Nous nous sommes toujours considérés comme des éducateurs. Nous avons toujours été davantage tournés vers des logiques éducatives. Et qu’est-ce qu’éduquer sinon guider, accompagner, faire émerger. Nous agissons bien de façon globale sur les enfants.  Et si nous dénonçons les formes d’autorité aliénantes, « servilisantes », nous sommes convaincus du rôle d’accompagnement de l’adulte. Ne sommes-nous pas alors dans une forme d’éducation qui propose d’autorité une structure de classe que les enfants vont pouvoir pénétrer, s’accaparer, adapter à leurs besoins, leurs désirs, pour accéder à la conquête de leur autonomie... et de la liberté.

 

 

Dominique Tibéri

Groupe départemental

de Meurthe et Moselle

 

1. Hannah Arendt, La crise de la culture, folio essais, 1972.

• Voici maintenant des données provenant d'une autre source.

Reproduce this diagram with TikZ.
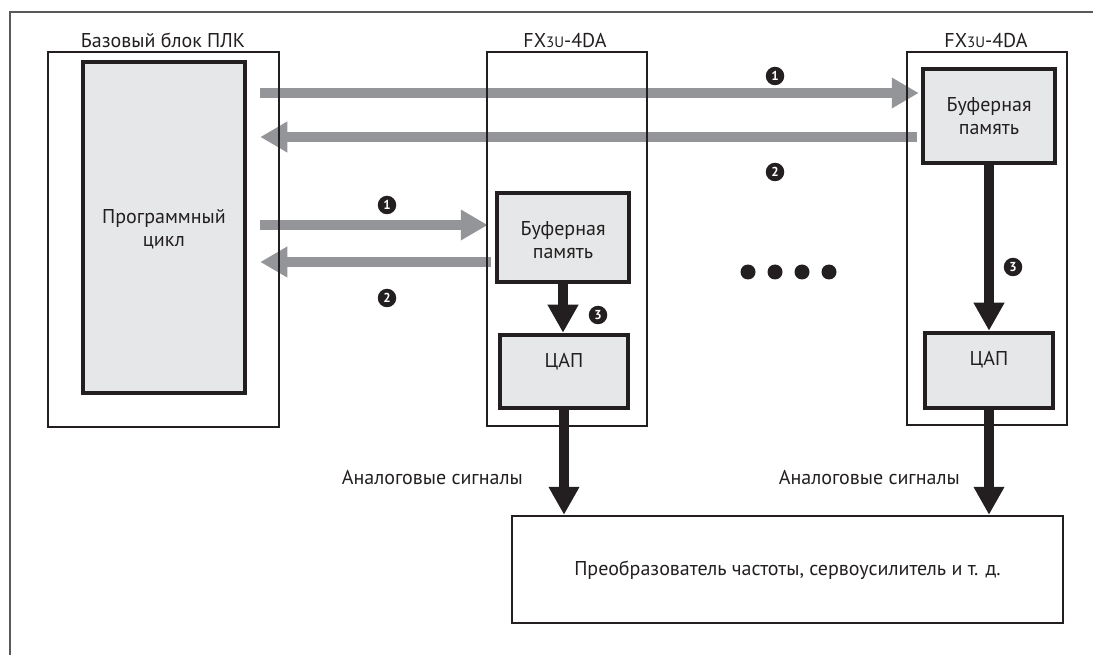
\documentclass[tikz,border=0pt]{standalone}
\usepackage{fontspec}
\setmainfont{PT Sans}
\usetikzlibrary{arrows.meta,calc}
\definecolor{ink}{HTML}{231F20}
\definecolor{boxfill}{HTML}{E6E7E8}
\definecolor{arrgray}{HTML}{939598}
\definecolor{framegray}{HTML}{58595B}
\tikzset{
  txt/.style={text=ink,font=\fontsize{20}{23}\selectfont,inner sep=0pt,align=center},
  modbox/.style={draw=ink,line width=2.2pt,inner sep=0pt},
  innerbox/.style={draw=ink,fill=boxfill,line width=4.5pt,inner sep=0pt},
  outbox/.style={draw=ink,line width=2.4pt,inner sep=0pt},
  garrow/.style={draw=arrgray,line width=10pt,-{Triangle[length=27pt,width=29pt]}},
  barrow/.style={draw=ink,line width=10pt,-{Triangle[length=28pt,width=29pt]}},
  num/.style={circle,fill=ink,text=white,inner sep=0pt,minimum size=18.5pt,font=\fontsize{13}{13}\selectfont\bfseries},
  dot/.style={circle,fill=ink,inner sep=0pt,minimum size=15pt},
}
\begin{document}
\begin{tikzpicture}[x=1pt,y=-1pt]
\useasboundingbox (0,0) rectangle (1093,655);
% outer frame (cropped)
\draw[framegray,line width=2pt] (10,655) -- (10,12) -- (1093,12);

% titles
\node[txt] (tplc) at (163,40) {Базовый блок ПЛК};
\node[txt] (tm1) at (565,40) {FX{\fontsize{15}{15}\selectfont 3U}-4DA};
\node[txt] (tm2) at (986,40) {FX{\fontsize{15}{15}\selectfont 3U}-4DA};

% inner boxes
\node[innerbox,minimum width=162pt,minimum height=331pt] (cycle) at (164,227.5) {};
\node[txt] (cycletxt) at (164,229) {Программный\\цикл};

\node[innerbox,minimum width=132pt,minimum height=89pt] (mbuf) at (563,237.5) {};
\node[txt] (mbuftxt) at (563,240) {Буферная\\память};
\node[innerbox,minimum width=128pt,minimum height=73pt] (mdac) at (564,371.5) {};
\node[txt] (mdactxt) at (564,362) {ЦАП};

\node[innerbox,minimum width=132pt,minimum height=94pt] (rbuf) at (989,116) {};
\node[txt] (rbuftxt) at (989,116) {Буферная\\память};
\node[innerbox,minimum width=128pt,minimum height=75pt] (rdac) at (989,370.5) {};
\node[txt] (rdactxt) at (989,360) {ЦАП};

\node[outbox,minimum width=551pt,minimum height=107pt] (conv) at (787.5,569.5) {};
\node[txt] (convtxt) at (787.5,570) {Преобразователь частоты, сервоусилитель и т. д.};

% gray arrows
\draw[garrow] ($(cycle.east |- rbuf.west)+(13,-23)$) -- ($(rbuf.west)+(-2,-23)$);
\draw[garrow] ($(rbuf.west)+(-4,21)$) -- ($(cycle.east |- rbuf.west)+(13,21)$);
\draw[garrow] ($(cycle.east |- mbuf.west)+(13,-12.5)$) -- ($(mbuf.west)+(-7,-12.5)$);
\draw[garrow] ($(mbuf.west)+(-4,24.5)$) -- ($(cycle.east |- mbuf.west)+(13,24.5)$);

% module frames (over the arrows)
\node[modbox,minimum width=231pt,minimum height=375pt] (plc) at (163.5,239.5) {};
\node[modbox,minimum width=160pt,minimum height=374pt] (mod1) at (567,239) {};
\node[modbox,minimum width=160pt,minimum height=373pt] (mod2) at (987,238.5) {};

% black arrows
\draw[barrow] (mbuf.south) -- (mbuf.south |- mdac.north);
\draw[barrow] (rbuf.south) -- (rbuf.south |- rdac.north);
\draw[barrow] (mdac.south) -- (mdac.south |- conv.north);
\draw[barrow] (rdac.south) -- (rdac.south |- conv.north);

% numbers
\node[num] (n1a) at (775,76) {1};
\node[num] (n2a) at (775,172) {2};
\node[num] (n1b) at (387,205) {1};
\node[num] (n2b) at (387,298) {2};
\node[num] (n3b) at (598,315) {3};
\node[num] (n3a) at (1013,267) {3};

% dots
\node[dot] (d1) at (748,272) {};
\node[dot] (d2) at (775,272) {};
\node[dot] (d3) at (802,272) {};
\node[dot] (d4) at (829,272) {};

% analog labels
\node[txt,anchor=east] (al1) at (523,478) {Аналоговые сигналы};
\node[txt,anchor=east] (al2) at (960,478) {Аналоговые сигналы};
\end{tikzpicture}
\end{document}
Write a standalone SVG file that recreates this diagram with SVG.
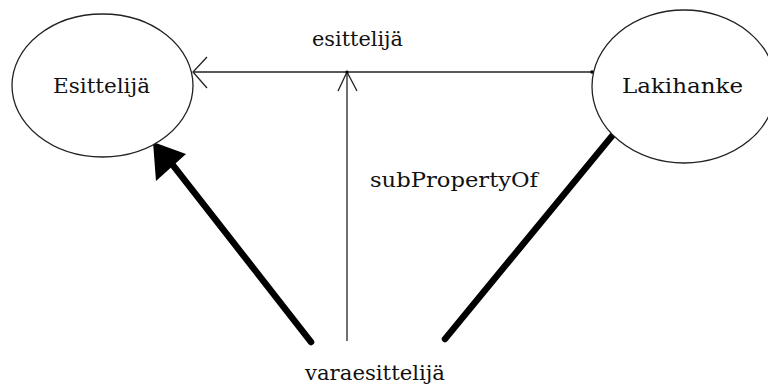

2. Chantal Del Sol, L’autorité, Que sais-je ? 1994.

3. Gérard Mendel, Pour décoloniser l’enfant, Payot, 1971.

4. Roger Mucchielli, Psychologie de la relation d’autorité, E.S.F. 1986.

5. Olivier Reboul, La philosophie de l’éducation, Que sais-je ? 1989.

6. Jean Houssaye, Autorité ou éducation ? E.S.F. 1996.

7. Eirick Prairat, La sanction, l’Harmattan, 1997.